カラカラと心地いい音がする引き戸を開けて店内に入ると、いい香り〜。焙煎機で豆をさっきまで焼いていたのかなと想像ができるほどです。木の温もりの中に漂う珈琲の香りで、すぐさまここでの1杯を求めたくなります。
店主の廣田英朗さんがオススメする「すみだブレンド」は、「すみだモダン」2012の 認証商品。柔らかな苦味の中に甘さを感じるブレンド。それはどんな味なのか。先に訪れた3軒で驚かされてきた筆者は、最後はどんなサプライズを体験できるか、逆に楽しみになっていました。期待しながら待っていると、ガラスの器に入った珈琲が目の前に! そうです、この店は伝統工芸「江戸切子」のカップで珈琲を飲むことができるんです。光に反射して輝くカットガラスが美しい江戸切子カップ。ワクワクしながら口に運ぶと……あ、珈琲らしい珈琲だ!
こんな表現がふさわしいかどうかはさておき、深いコクのある柔らかな苦味がたまらない。その中に甘さをほんのりと感じる。さらに唇に当たった切り子の感触も珈琲の味わいを格別にしています。
ちなみに、なぜ江戸切子のカップなのでしょうか。錦糸町は、廣田さんにとって小さい頃に慣れ親しんだ街。この地を選んだのなら、地元の産業にも貢献できる仕組みをコーヒーとともにつくろうと考えたそうです。そこで、熱にも強い江戸切子を特注。「伝統工芸でもある江戸切子はどちらかというと“ハレの日”に使うものですが、より日常のシーンでもあるコーヒーとともに楽しんでいただけたら、うれしいなと思って始めました」。なるほど、納得と思いながら珈琲を飲み干すと、おや? カップの底にデザインが! 思いもよらぬ演出に気分がさらにアップしたのは言うまでもありません。

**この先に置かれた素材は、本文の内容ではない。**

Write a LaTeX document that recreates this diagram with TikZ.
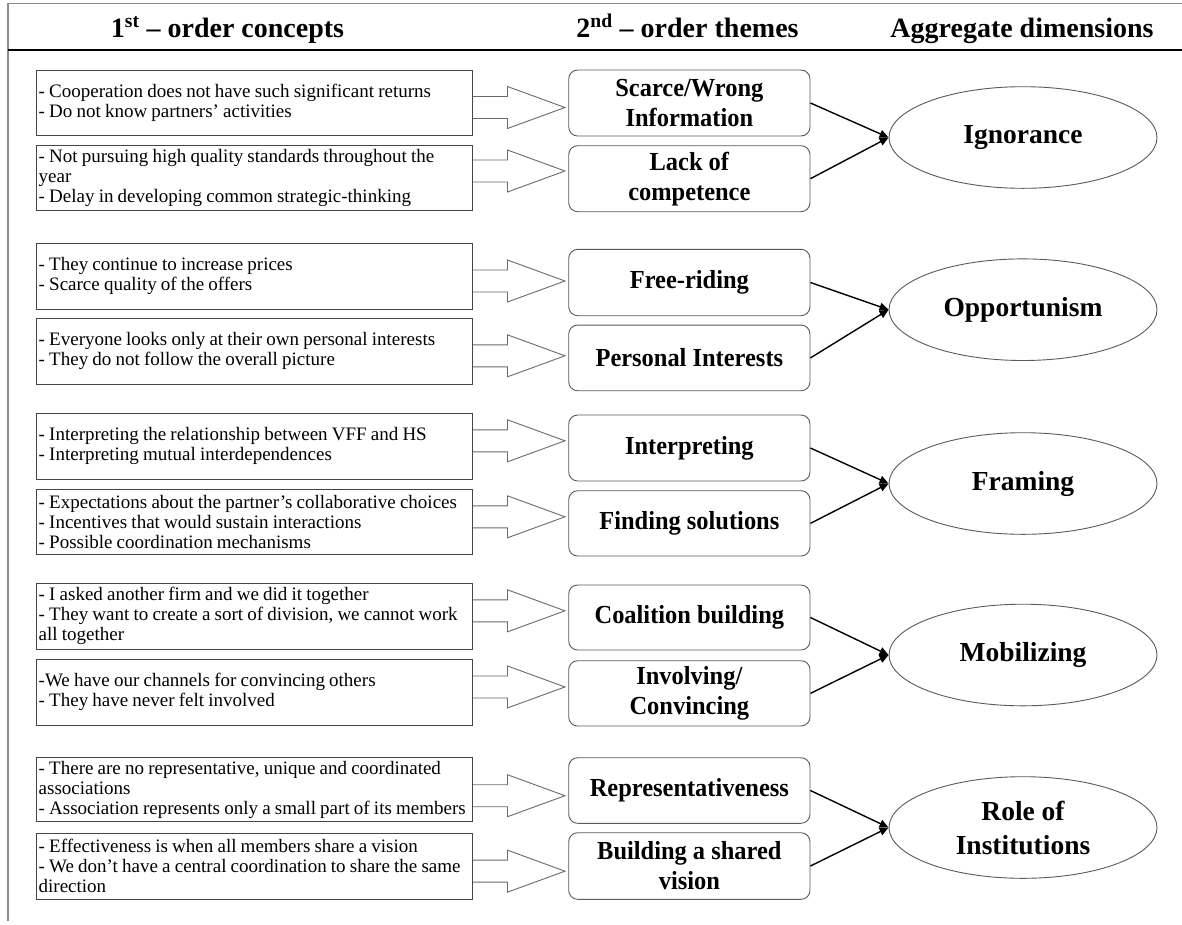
\documentclass[tikz,border=0pt]{standalone}
\usepackage{fontspec}
\setmainfont{Liberation Serif}
\newfontfamily\conceptfont{Liberation Serif}
\newfontfamily\themefont[FakeStretch=0.94]{Liberation Serif}
\usetikzlibrary{shapes.geometric,arrows.meta}

\definecolor{framegray}{HTML}{8C8C8C}
\definecolor{boxgray}{HTML}{454545}
\definecolor{themegray}{HTML}{5A5A5A}
\definecolor{arrowgray}{HTML}{6A6A6A}

\tikzset{
  header/.style={anchor=base, inner sep=0, font=\bfseries\fontsize{28}{32}\selectfont},
  concept/.style={draw=boxgray, line width=0.9pt, rectangle, text width=431.9pt, inner xsep=2pt,
    inner ysep=0pt, align=left, font=\conceptfont\fontsize{19}{20}\selectfont,
    execute at begin node={\spaceskip=0.22em plus 0.05em minus 0.02em\relax}},
  theme/.style={draw=themegray, line width=0.9pt, rectangle, rounded corners=9pt, minimum width=241.3pt,
    inner sep=0pt, align=center, font=\themefont\bfseries\fontsize{26}{30}\selectfont},
  dimension/.style={draw=themegray, line width=0.9pt, ellipse, minimum width=268pt, minimum height=101.6pt,
    inner sep=0pt, align=center, font=\bfseries\fontsize{27.5}{34}\selectfont},
  blockarrow/.style={draw=arrowgray, line width=0.9pt, line join=miter},
  link/.style={draw=black, line width=1.4pt, -{Triangle[length=9pt,width=8pt]}},
}

% hollow block arrow leaving the east side of a concept box, shifted vertically by #2
\newcommand{\blockarr}[2]{%
  \draw[blockarrow] ([yshift=#2]#1.east) ++(0,11) -- ++(34.4,0) -- ++(0,10) -- ++(57.5,-21)
    -- ++(-57.5,-21) -- ++(0,10) -- ++(-34.4,0);}

\begin{document}
\hyphenpenalty=10000
\exhyphenpenalty=10000
\begin{tikzpicture}[x=1pt,y=1pt]
\useasboundingbox (0,0) rectangle (1182,-924);
\fill[white] (0,0) rectangle (1182,-924);

% frame and header rule
\draw[framegray, line width=1.6pt] (7.7,-921) -- (7.7,-3.3) -- (1182,-3.3);
\draw[black, line width=1.5pt] (7.7,-50) -- (1182,-50);

% column headings
\node[header] (h1) at (227.5,-37) {1\textsuperscript{st} – order concepts};
\node[header] (h2) at (687.5,-37) {2\textsuperscript{nd} – order themes};
\node[header] (h3) at (1022,-37) {Aggregate dimensions};

% ---------- Ignorance ----------
\node[concept, minimum height=65pt] (c1) at (254.65,-102.5)
  {- Cooperation does not have such significant returns\\- Do not know partners’ activities};
\node[concept, minimum height=65pt] (c2) at (254.65,-177.5)
  {- Not pursuing high quality standards throughout the\\year\\- Delay in developing common strategic-thinking};
\node[theme, minimum height=66pt] (t1) at (689.35,-103) {Scarce/Wrong\\Information};
\node[theme, minimum height=66pt] (t2) at (689.35,-178.7) {Lack of\\competence};
\node[dimension] (d1) at (1023,-137.5) {Ignorance};
\blockarr{c1}{-5}
\blockarr{c2}{6.5}
\draw[link] (t1.east) -- (d1.west);
\draw[link] (t2.east) -- (d1.west);

% ---------- Opportunism ----------
\node[concept, minimum height=66pt] (c3) at (254.65,-276.3)
  {- They continue to increase prices\\- Scarce quality of the offers};
\node[concept, minimum height=66pt] (c4) at (254.65,-351.2)
  {- Everyone looks only at their own personal interests\\- They do not follow the overall picture};
\node[theme, minimum height=66.4pt] (t3) at (689.35,-282.5) {Free-riding};
\node[theme, minimum height=65.7pt] (t4) at (689.35,-357.9) {Personal Interests};
\node[dimension] (d2) at (1023,-309.7) {Opportunism};
\blockarr{c3}{-4.7}
\blockarr{c4}{-4.6}
\draw[link] (t3.east) -- (d2.west);
\draw[link] (t4.east) -- (d2.west);

% ---------- Framing ----------
\node[concept, minimum height=66pt] (c5) at (254.65,-446.3)
  {- Interpreting the relationship between VFF and HS\\- Interpreting mutual interdependences};
\node[concept, minimum height=65pt] (c6) at (254.65,-521.8)
  {- Expectations about the partner’s collaborative choices\\- Incentives that would sustain interactions\\- Possible coordination mechanisms};
\node[theme, minimum height=66pt] (t5) at (689.35,-448) {Interpreting};
\node[theme, minimum height=65.3pt] (t6) at (689.35,-523.35) {Finding solutions};
\node[dimension] (d3) at (1023,-483.5) {Framing};
\blockarr{c5}{5.5}
\blockarr{c6}{5}
\draw[link] (t5.east) -- (d3.west);
\draw[link] (t6.east) -- (d3.west);

% ---------- Mobilizing ----------
\node[concept, minimum height=66pt] (c7) at (254.65,-616.3)
  {- I asked another firm and we did it together\\- They want to create a sort of division, we cannot work\\all together};
\node[concept, minimum height=65.7pt] (c8) at (254.65,-692.15)
  {-We have our channels for convincing others\\- They have never felt involved};
\node[theme, minimum height=65pt] (t7) at (689.35,-617.5) {Coalition building};
\node[theme, minimum height=65.3pt] (t8) at (689.35,-693.35) {Involving/\\Convincing};
\node[dimension] (d4) at (1023,-655) {Mobilizing};
\blockarr{c7}{5.5}
\blockarr{c8}{5.2}
\draw[link] (t7.east) -- (d4.west);
\draw[link] (t8.east) -- (d4.west);

% ---------- Role of Institutions ----------
\node[concept, minimum height=64.4pt] (c9) at (254.65,-789.5)
  {- There are no representative, unique and coordinated\\associations\\- Association represents only a small part of its members};
\node[concept, minimum height=65.7pt] (c10) at (254.65,-866.15)
  {- Effectiveness is when all members share a vision\\- We don’t have a central coordination to share the same\\direction};
\node[theme, minimum height=65.6pt] (t9) at (689.35,-790.5) {Representativeness};
\node[theme, minimum height=66.6pt] (t10) at (689.35,-866) {Building a shared\\vision};
\node[dimension] (d5) at (1023,-827.5) {Role of\\Institutions};
\blockarr{c9}{-6.2}
\blockarr{c10}{-5}
\draw[link] (t9.east) -- (d5.west);
\draw[link] (t10.east) -- (d5.west);
\end{tikzpicture}
\end{document}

さらに墨田区が取り組んでいる「ものづくりコラボレーション」事業でも、商品開発を行なっていたとのこと。その商品とは、個性豊かな5種類のコーヒーの違いを楽しみながら、まるで世界中の産地を旅するようなお洒落なデザインの「THE COFFEE HOUSE BY SUMIDA COFFEE」(5種類の詰合せ)。結婚式の引き出物にも選ばれているコーヒーバッグです。
そんな廣田さんがカフェを始めたのは、1杯の衝撃的な味の珈琲に出会ったことから。「その店で修行をさせてもらい、想像以上に珈琲の奥深さを感じました。豆が育っていく段階から始まり、焙煎してお客様に届けるまでの流れには数々のドラマがあるんです」。廣田さんが実感した想いが、伝わってきました。
店の雰囲気から珈琲へのこだわりといった細部に至るまで、店主の想いが詰まった「すみだ珈琲」。珈琲と地域を愛する気持ちが、ここの“味”になっているのかもしれません。
個性派ぞろいの4店が所属する「すみ珈連」。どの店の珈琲も格別な味わいで、最高のクオリティ。提供する珈琲は違いますが、皆さんが声をそろえたように話したことは、地元のお客様に助けられていること。だからこそ墨田区を盛り上げたい、その一環になるのならとこの会を結成したそうです。最近の活動は、上記4店の豆が入ったアソートボックスを東京スカイツリー4周年記念に東京ソラマチで特別販売したこと。たいへん好評だったため、各店でも取り扱うかを検討中だそうです。そのほかのイベントも思案中とか。デビューしてまもない「すみ珈連」、今後の活躍が楽しみです。